I am doing a design to charge/discharge a capacitor to generate pulse output for calibration measuring. I started the design based on a previous circuit done by another coworker. The stage is show below:

edaboard.png

The circuit works properly doing the discharge when the square signal activates the npn. My issue now is the voltage divider stage, I tried to implement a relay-based attenuation stage using one rotatory switch with low tolerance resistive voltage dividers in L-pad configuration, but in some configurations due to a) the 20K output resistance and b) Time constant changes due to R change, it does not work properly, and my system needs high accurate.

The coworker explained to me that the original circuit used a switched power supply with variable frequency input, so it can achieved the desired voltage, but I cant do that at this moment because the design does not implement a logic unit (and original circuit got a micro).

So I am trying some way to implement this voltage divider.
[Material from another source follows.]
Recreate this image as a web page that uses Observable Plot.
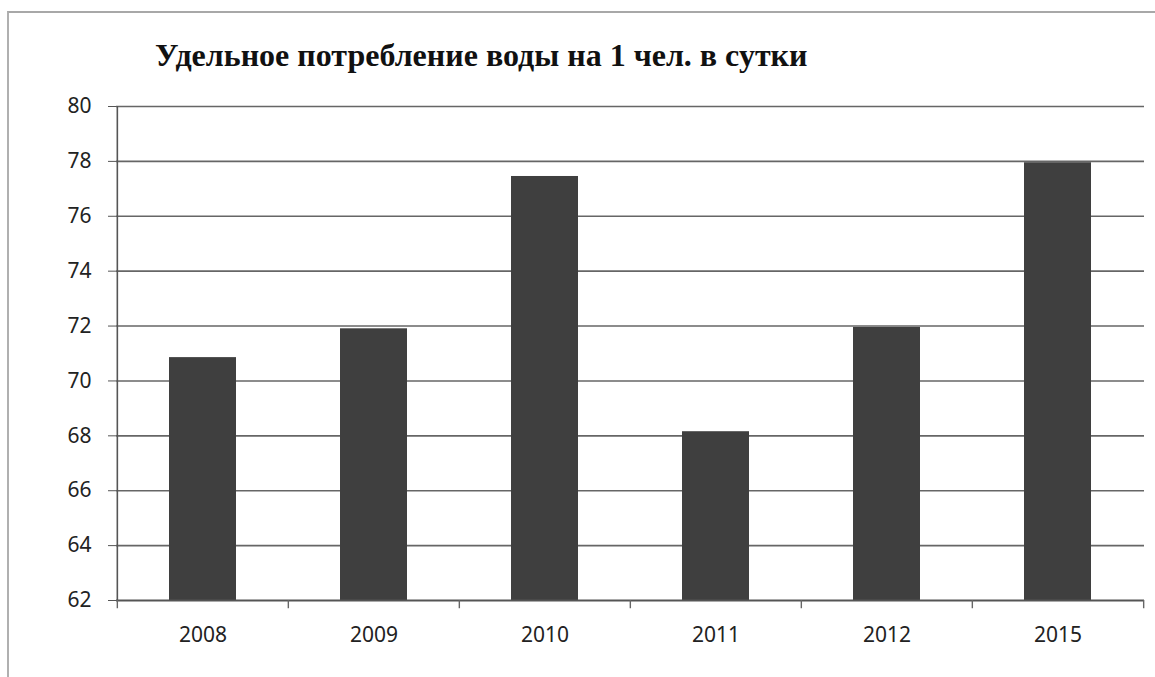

I am reading about zener diode divider, T-pad and Pi-pad attenuation stage,... but dont know if it will work for low voltage values. ¿Can someone you give me some new ideas to implement this? Maybe an IC or some circuits. Thanks in advance.

Regards.
 

There are a lot of confusing comments in your post. What do you mean 'variable frequency input...desired voltage'? Was it a frequency to voltage converter? 'Relay based...rotary switch'. Which is it, a relay or a switch? Regardless, it looks like you don't need much current. Why not just put a voltage divider on your regulator output, and buffer that with a voltage follower?
 

Hello Barry,

Sorry if I explained bad.. The original circuit has a programmable switching power supply, so the "regulator stage" is not needed because the programmable power supply does the work.

For that reason I am implementing a circuit with DPDT relays, attenuation stages and some digital logic (part inside the regulator stage box that i did not show). With a rotatory switch I select relays and voltage value that I want using some IC logic.

Yes, I dont need much current. So your suggestion is to have voltage dividers with one single voltage follower at the end? Can it work with 0,01 V range for example?.

Thanks in advance,

Regards.
 

As long as you select your components properly you should be able to go to 10mV. You'll probably want a precision opamp, something with low offset and drift.